How to create a participatory workshop using Miro. Steps and tips

In the context of the Athens fieldtrip, we organized a collective mapping workshop to collect data and co-create stories. After walking around the city center, the working team implemented a collaborative mapping workshop with the help of the Miro tool.

Would you like to facilitate a collective mapping activity through Miro? Here you have some steps and tips you to follow.

Image 1. Where to search for templates. Source:

All the templates presented below can be found in the Miro templates or are very easy to create them yourself.

A. Define the goal and co-design the field trip

First of all, define the goals and the specific field you are going to study. Recruit all people interested in participating.

Then, discuss with them:

  • Why are you doing this?

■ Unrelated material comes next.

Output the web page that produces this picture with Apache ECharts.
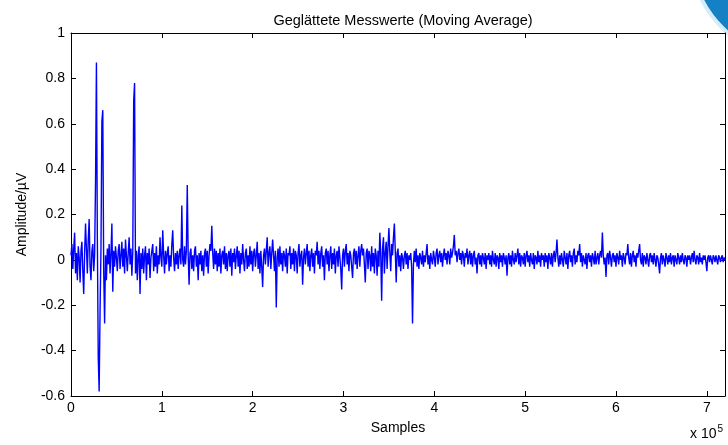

What is the collective goal of the field trip? (e.g., a virtual field trip, a public space study for future intervention, or a public space narration)
  • Where is the field trip taking place? What is the study area (e.g., a suburb, the city center, a specific neighborhood, a route, a public space, or a plot)? What is the scale (e.g., local level, neighborhood level, etc.)?
  • Who are the participants? What is their level of expertise and their interests? What is their connection to the field and area of study?
  • What data will you collect, and in which format?

You can run this step using Miro templates for brainstorming (idea trees, tables, or voting sessions).

Image 2. Brainstorming ideas. Source: created by commonspace in


B. Data and experience collection 

It is essential to be well-prepared. Organize the field trip, study the area from google maps, and explore secondary data. Design the routes and the points of interest to visit, get some water and snacks, charge your smartphone and camera and start walking! Don’t forget to discuss and agree with the participants about the form of data you will collect and how you want to save and store all the information (e.g., images, videos, notes, recordings).


Image 3. Walking around the city during the Athens fieldtrip. Source: Photos taken by commonspace

C. Co-design stories and co-reflect on the narrative

Meet with the participants online or physically. You can work individually or in groups according to the number of participants.

C.1 Create an inclusive and cozy atmosphere with an icebreaker game!

You can find many icebreaker activities in Miro templates or you can design your own. A straightforward introductory game invites the participants to write their names and field of work, along with a short sentence or an emoji that reflects their mood.

An example of an icebreaker game in Miro:

Image 4. Ideas for icebreaker games. Source: Games created by commonspace, Emotions Wheel Icebreaker by Anya Dvornikova, Monster Workshop by Nina Torr,

C.2 Discuss the data and pin them on a map or a plan

This is the most important step of the collective process. Define how the participants will upload and pin their data on the map. For example:

  • Ask the participants to choose three favorite photographs, sketches, or notes gathered during the field trip,
  • Pin those selected items on a map,
  • Write a sticky note explaining why they are important/interesting.

Another way of working is to note on a map the positives/negatives/ideas you noticed during your walk.

Image 5. Collective mapping ideas. Source: Created by commonspace in

C.3 Chose data to include in the story

You can run a voting session in Miro. Invite the participants to decide what their favorite input data are. This step helps the group organize their thoughts and allows them to conclude ideas.

C.4 Create a collective narration

Let the participants discuss what they have collected, build consensus on the narration, or identify their perspective on public space. For example, their narration could be “The daily life in the city center” or “Global change and the city”.

Image 6. Ideas of collective narration. Source: Exercise during the Athens fieldtrip. Created by commonspace,

C.5 Present your work to the whole team

Allocate a few minutes at the end of the workshop for each team to present their story in a plenary session. Exchange ideas about the city, the public space, and the narratives. Empower reflection and promote discussion.